Learning Your Way to Yourself
The acquisition of any foreign language comes with struggle. Not just the burden of memorizing a new lexicon or the labor of demystifying an unfamiliar syntax, but the struggle of making oneself understood in the target language. It’s not easy!
Naturally, many mis-communications are committed as fluency is built upon a mountain of mistakes and micro-lessons learned. Language learners are not robots (yet!), however… they desire not only to communicate information, but to express themselves. They want to show their personalities, to be themselves in the target language.

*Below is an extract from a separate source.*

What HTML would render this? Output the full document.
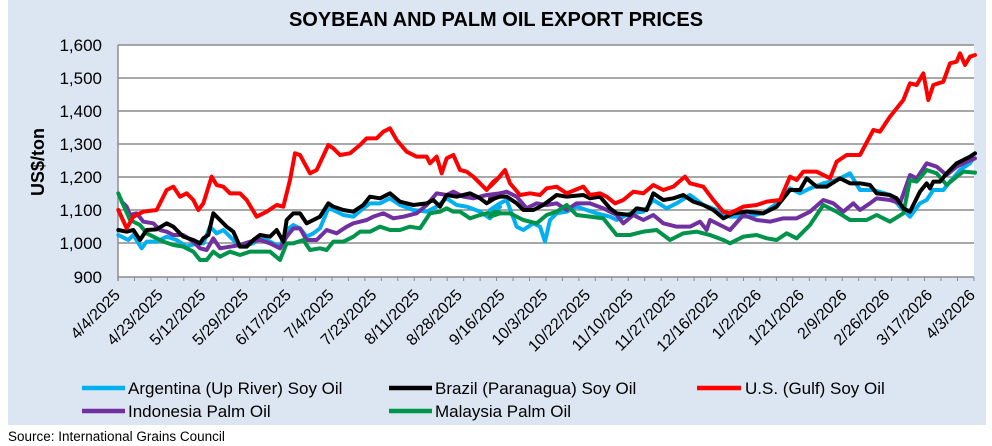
<!DOCTYPE html>
<html><head><meta charset="utf-8"><style>
body{margin:0;background:#fff;}
svg{display:block;font-family:"Liberation Sans",sans-serif;}
</style></head><body>
<svg width="992" height="446" viewBox="0 0 992 446">
<rect x="8" y="0" width="978" height="425" fill="#dce6f2"/>
<text x="496" y="26" text-anchor="middle" font-size="20" font-weight="bold" fill="#000">SOYBEAN AND PALM OIL EXPORT PRICES</text>
<rect x="118" y="45" width="856" height="232" fill="#fff"/>
<g stroke="#8c8c8c" stroke-width="1.5">
<line x1="118" y1="45" x2="974" y2="45"/><line x1="118" y1="78" x2="974" y2="78"/><line x1="118" y1="111" x2="974" y2="111"/><line x1="118" y1="144" x2="974" y2="144"/><line x1="118" y1="177" x2="974" y2="177"/><line x1="118" y1="210" x2="974" y2="210"/><line x1="118" y1="243" x2="974" y2="243"/><line x1="118" y1="277" x2="974" y2="277"/>
<line x1="118" y1="45" x2="118" y2="281"/>
</g>
<line x1="117.5" y1="279" x2="976" y2="279" stroke="#8c8c8c" stroke-width="4" stroke-dasharray="1 15.46"/>
<g font-size="17" text-anchor="end" fill="#000">
<text x="102" y="51">1,600</text><text x="102" y="84">1,500</text><text x="102" y="117">1,400</text><text x="102" y="150">1,300</text><text x="102" y="183">1,200</text><text x="102" y="216">1,100</text><text x="102" y="249">1,000</text><text x="102" y="283">900</text>
</g>
<text transform="translate(44,162) rotate(-90)" text-anchor="middle" font-size="18" font-weight="bold">US$/ton</text>
<g font-size="16" text-anchor="end" fill="#000">
<text transform="translate(121,296) rotate(-45)">4/4/2025</text>
<text transform="translate(163.75,296) rotate(-45)">4/23/2025</text>
<text transform="translate(206.5,296) rotate(-45)">5/12/2025</text>
<text transform="translate(249.25,296) rotate(-45)">5/29/2025</text>
<text transform="translate(292,296) rotate(-45)">6/17/2025</text>
<text transform="translate(334.75,296) rotate(-45)">7/4/2025</text>
<text transform="translate(377.5,296) rotate(-45)">7/23/2025</text>
<text transform="translate(420.25,296) rotate(-45)">8/11/2025</text>
<text transform="translate(463,296) rotate(-45)">8/28/2025</text>
<text transform="translate(505.75,296) rotate(-45)">9/16/2025</text>
<text transform="translate(548.5,296) rotate(-45)">10/3/2025</text>
<text transform="translate(591.25,296) rotate(-45)">10/22/2025</text>
<text transform="translate(634,296) rotate(-45)">11/10/2025</text>
<text transform="translate(676.75,296) rotate(-45)">11/27/2025</text>
<text transform="translate(719.5,296) rotate(-45)">12/16/2025</text>
<text transform="translate(762.25,296) rotate(-45)">1/2/2026</text>
<text transform="translate(805,296) rotate(-45)">1/21/2026</text>
<text transform="translate(847.75,296) rotate(-45)">2/9/2026</text>
<text transform="translate(890.5,296) rotate(-45)">2/26/2026</text>
<text transform="translate(933.25,296) rotate(-45)">3/17/2026</text>
<text transform="translate(976,296) rotate(-45)">4/3/2026</text>
</g>
<g fill="none" stroke-linejoin="round" stroke-linecap="round" stroke-width="4">
<g transform="translate(0,30) scale(0.33333)">
<polyline vector-effect="non-scaling-stroke" stroke="#00b0f0" points="355,615 385,630 400,615 425,655 440,635 470,635 500,620 530,630 560,650 590,640 610,640 630,590 650,610 670,600 700,630 720,650 760,640 780,620 810,635 840,650 860,600 880,585 900,595 920,620 940,610 960,595 985,535 1000,540 1030,555 1060,560 1090,535 1110,520 1140,520 1170,505 1200,525 1240,540 1280,545 1310,530 1340,505 1370,525 1400,530 1440,545 1470,565 1500,530"/>
<polyline vector-effect="non-scaling-stroke" stroke="#7030a0" points="365,515 380,530 390,555 410,550 430,575 460,580 480,600 500,605 520,615 550,615 580,635 600,655 620,660 640,625 660,655 690,650 720,645 750,635 780,630 810,640 840,655 860,620 880,595 900,595 920,630 950,630 980,600 1010,610 1040,590 1060,580 1080,575 1100,570 1120,560 1150,550 1180,565 1210,560 1250,550 1280,525 1310,490 1340,495 1360,485 1390,500 1420,505 1460,495 1500,490"/>
<polyline vector-effect="non-scaling-stroke" stroke="#00934a" points="355,490 370,525 390,570 420,585 440,610 460,620 490,635 520,645 550,650 580,665 600,690 620,690 640,665 660,680 690,665 720,675 750,665 780,665 810,665 840,690 860,640 880,640 910,630 930,660 960,655 980,660 1000,635 1030,635 1060,620 1080,605 1110,605 1140,590 1170,600 1200,600 1230,590 1260,595 1290,550 1320,545 1340,535 1360,545 1380,545 1410,565 1440,555 1480,545 1500,548"/>
<polyline vector-effect="non-scaling-stroke" stroke="#000" points="355,600 380,605 400,600 420,630 440,600 470,598 500,580 520,590 550,620 580,630 600,640 610,625 625,615 640,550 660,570 680,590 700,605 720,650 740,650 760,630 780,615 810,620 830,600 850,635 860,570 880,550 900,550 920,580 940,570 960,560 985,520 1000,530 1030,540 1060,545 1090,525 1110,500 1140,505 1170,490 1200,515 1240,525 1280,520 1300,510 1320,530 1340,495 1370,500 1390,495 1410,490 1440,505 1460,520 1500,495"/>
<polyline vector-effect="non-scaling-stroke" stroke="#ff0000" points="355,540 380,595 400,560 430,545 470,540 500,480 520,470 540,500 560,490 580,510 595,540 610,520 635,440 650,465 670,470 690,490 720,490 740,510 770,560 800,545 830,525 850,530 870,450 885,370 900,375 930,430 950,420 985,345 1000,355 1020,375 1050,370 1080,345 1100,325 1130,325 1150,305 1170,295 1190,330 1220,365 1250,380 1280,380 1290,400 1310,380 1325,430 1340,385 1360,375 1380,420 1400,425 1420,440 1440,460 1460,480 1480,455 1500,440"/>
</g>
<g transform="translate(490,30) scale(0.33333)">
<polyline vector-effect="non-scaling-stroke" stroke="#00b0f0" points="0,540 30,520 50,510 80,590 100,600 130,580 150,590 165,635 180,570 200,550 230,545 260,530 290,540 320,550 360,560 380,570 420,550 460,545 490,510 530,535 560,520 600,495 640,525 680,540 720,560 770,560 820,550 860,520 900,475 930,490 960,475 1000,460 1040,450 1080,430 1110,480 1150,480 1200,495 1230,530 1260,560 1290,520 1310,510 1330,480 1360,480 1380,455 1410,420 1440,400 1450,385"/>
<polyline vector-effect="non-scaling-stroke" stroke="#7030a0" points="0,505 30,490 50,485 80,500 110,535 140,520 170,525 200,520 230,540 260,520 300,520 340,535 380,555 400,580 430,555 460,570 490,555 520,580 560,590 600,590 630,575 650,600 660,570 690,585 720,600 760,555 800,570 840,575 880,565 920,565 960,545 1000,510 1030,520 1060,545 1090,520 1110,540 1140,520 1160,505 1200,510 1230,520 1260,435 1280,445 1310,400 1340,410 1370,435 1400,410 1430,395 1455,385"/>
<polyline vector-effect="non-scaling-stroke" stroke="#00934a" points="0,560 30,550 60,550 100,570 140,580 170,555 200,545 230,525 260,555 300,560 340,565 380,615 420,615 460,605 500,600 540,630 580,610 620,605 660,615 700,630 720,640 760,620 800,615 830,625 860,630 890,610 920,625 960,585 1000,525 1040,545 1080,570 1130,570 1160,555 1200,575 1240,550 1260,450 1280,455 1310,420 1340,430 1370,465 1400,440 1420,425 1455,428"/>
<polyline vector-effect="non-scaling-stroke" stroke="#000" points="0,510 30,500 50,500 80,520 100,540 130,540 160,525 200,495 230,500 280,495 300,505 330,500 360,535 380,550 420,555 440,535 470,540 490,490 520,510 550,505 580,495 610,515 640,525 670,540 700,565 730,550 770,545 820,550 860,530 900,480 930,480 950,445 980,470 1010,470 1050,445 1080,460 1110,460 1140,465 1160,490 1200,495 1220,505 1240,535 1260,545 1290,485 1310,460 1320,475 1330,455 1350,455 1370,430 1400,400 1420,390 1440,380 1455,370"/>
<polyline vector-effect="non-scaling-stroke" stroke="#ff0000" points="0,470 20,450 45,420 60,460 90,495 120,490 150,495 170,475 200,470 230,490 280,470 300,495 330,490 350,500 375,520 400,510 430,485 460,490 490,465 520,480 550,470 585,440 600,460 640,470 670,510 700,545 720,550 760,530 800,525 830,515 870,510 900,440 920,450 940,425 980,425 1020,445 1040,395 1070,375 1110,375 1150,300 1170,305 1200,260 1220,235 1240,210 1260,160 1280,165 1300,130 1315,210 1330,165 1360,155 1380,100 1400,95 1410,70 1425,105 1440,80 1455,75"/>
</g>
</g>
<g stroke-width="4.5">
<line x1="82" y1="388" x2="125" y2="388" stroke="#00b0f0"/>
<line x1="389" y1="388" x2="432" y2="388" stroke="#000"/>
<line x1="697" y1="388" x2="741" y2="388" stroke="#ff0000"/>
<line x1="82" y1="411" x2="125" y2="411" stroke="#7030a0"/>
<line x1="389" y1="411" x2="432" y2="411" stroke="#00934a"/>
</g>
<g font-size="17" fill="#000">
<text x="128" y="394">Argentina (Up River) Soy Oil</text>
<text x="435" y="394">Brazil (Paranagua) Soy Oil</text>
<text x="745" y="394">U.S. (Gulf) Soy Oil</text>
<text x="128" y="417">Indonesia Palm Oil</text>
<text x="435" y="417">Malaysia Palm Oil</text>
</g>
<text x="8" y="441" font-size="13.5" fill="#000">Source: International Grains Council</text>
</svg>
</body></html>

Orlando Kelm, teacher of Spanish and Portuguese, observes:
My experience is that it just kills some people to not be able to say something in a foreign language without the same intensity, passion, and flowering language as in their native language. If they can’t say it like they would in their own language, they end up not saying anything at all. Other people are OK with their more limited, simple, and brief non-native version. Basically, if you are not willing to go with the simplified version, you’ll have more difficulties in speaking the foreign language. With time and practice your simple version will develop, but not if you aren’t willing to start with whatever you can pull out of your brain in the initial phases.
Although I have nowhere near Dr. Kelm’s years of experience with language learning, I, too, have witnessed this phenomenon in many learners, and I’ve had to deal with it myself. To make matters worse, I’m not a terribly outgoing person, and I’m not a fan of small talk. These qualities are not conducive to practice in the target language!
It may be that this problem is most pronounced for those with a very strong identity. Someone who is always the life of the party may have a really hard time being that guy that’s hard to understand and that doesn’t make much sense. The quick-witted jokesters may find it especially painful to never be funny in the target language (for a very long time). These learners may feel if they can’t be themselves to the people they meet, they’d rather not meet those people.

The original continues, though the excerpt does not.